Spending Projections (Billions $)

Fiscal
year
FES 2023FES 2022Budget 2022Differential between B2022 & FES 2023
2023-2024 496.3493.1436.759.7
2024-2025 521.9504.8441.680.3
2025-2026 540.7515.3453.986.8
2026-2027554.5523.7461.593

As this table shows, $319.8 billion of new spending was added to the fiscal framework over four fiscal years from the April 2022 budget to the November 2023 fall economic statement.  In less than two years spending projections increased considerably.

This amount would be much larger if we look back further in time.

For example, in Budget 2019, the government forecasted $429 billion in overall spending for 2024-2025. However, in last November’s fall economic statement the projected spending for 2024-2025 changed to $522 billion -- a difference of $93 billion.
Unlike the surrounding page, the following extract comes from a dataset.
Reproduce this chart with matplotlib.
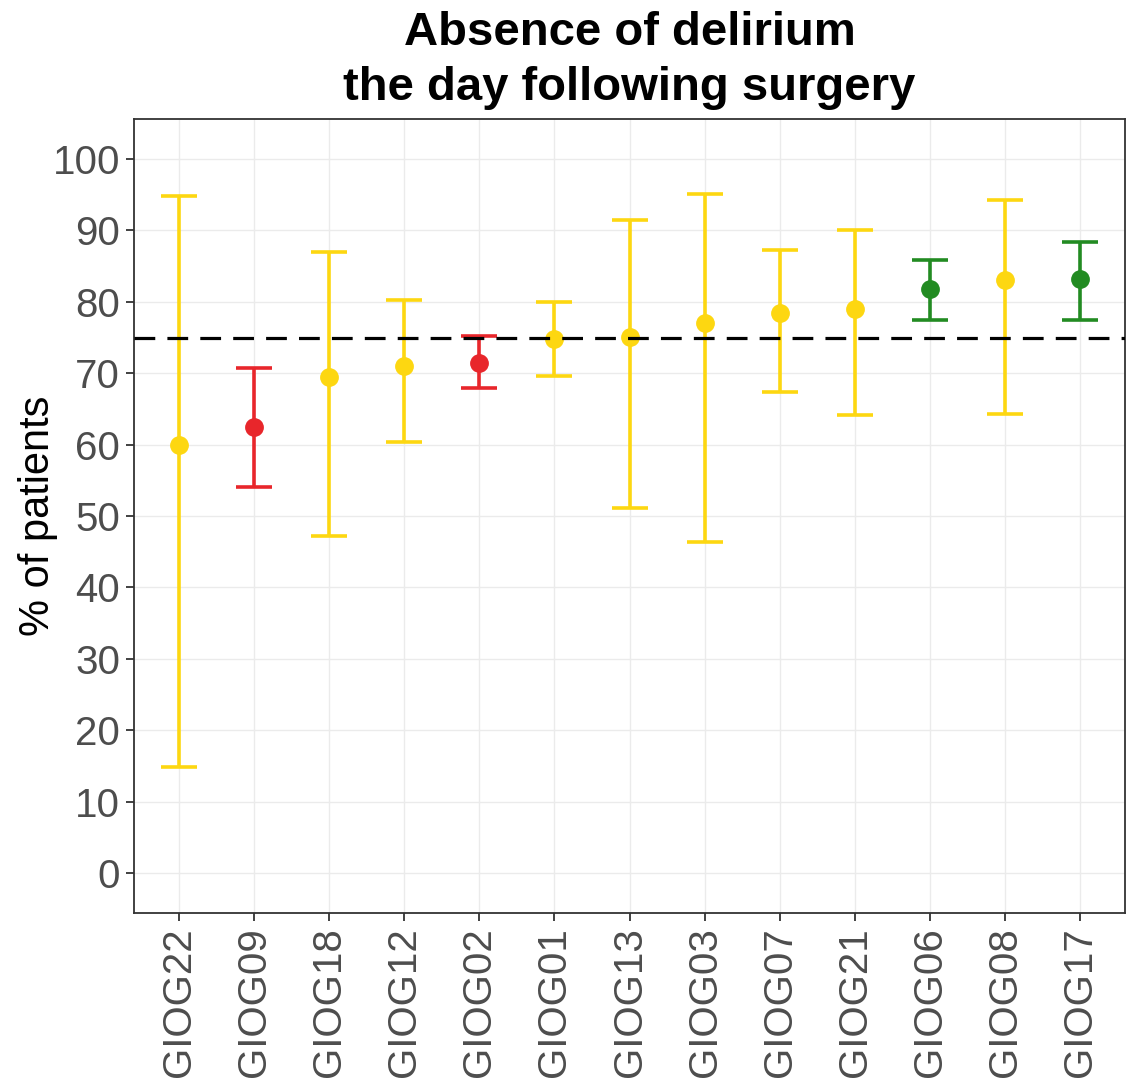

  1. The government is facing significant spending pressures going forward. First, the Liberal/NDP supply and confidence agreement includes a commitment to a national pharmacare program with an annual price tag that could be as high as $18 billion. Second, Canada is facing significant demographic headwinds which will have an impact on Old Age Security and health care costs. To this list we can add real pressures on defence spending, the energy transition and industrial policy, public R&D, as well as Indigenous reconciliation. It is unlikely the government can ignore any of these big policy issues. In addition, let’s not forget the production tax credit provided to automakers for new EV manufacturing. Once production ramps up in a few years, billions of dollars will be paid out on these credits.

    All things being equal, the relative costs of government will be higher as we move forward.

  2. Debt servicing charges will continue to be prohibitive for some time. Debt servicing is already taking 10.2 per cent of the government’s overall revenues. It is worth noting this is for past debt. This fiscal year the government is projected to spend more than $46 billion just to service its debt. To put that in perspective, debt servicing this year is just $3 billion less than the amount the government is sending to provinces and territories in health care transfers.

  3. The economic forecast is gloomy. Canada has avoided a recession so far in large part due to population growth through immigration. But a recession is still a possibility. The economic limitations ahead are not trivial: real GDP per capita is set to decline for the sixth consecutive quarter and productivity continues to be an Achilles heel for Canada. The likelihood of higher revenues for the federal government as a function of better-than-expected economic growth is not a high probability for the five-year economic forecast horizon.

  4. Canadians should know that the government’s ability to meet its new promise to keep deficits below 1 per cent of GDP in 2026-27 and future years would require a significant change of course and difficult decisions.  Right now, the deficit is 1.4 per cent of GDP. Assuming the government does not introduce new taxes, and economic growth remains low as estimated by the Bank of Canada and international organizations, a 0.4 per cent reduction implies spending cuts of at least $12 billion per year, or around $50 billion over four years. Keep in mind that since the Trudeau government came into office, expenses have grown more than 5 per cent per year.

  5. Unforeseen events are always a big risk for fiscal planners. Over the last few years, we have experienced a global pandemic, extreme weather events, two wars and various geopolitical threats. Fiscal prudence is essential to help Canada prepare for the unexpected.

Conclusion

The Trudeau-Freeland record on fiscal guardrails or anchors speaks for itself. Since 2020, the federal government has never met a fiscal target it imposed on itself.

For the reasons enumerated above, it is very improbable it will meet its new anchor of 1 per cent deficit-to-GDP in 2026 and future years.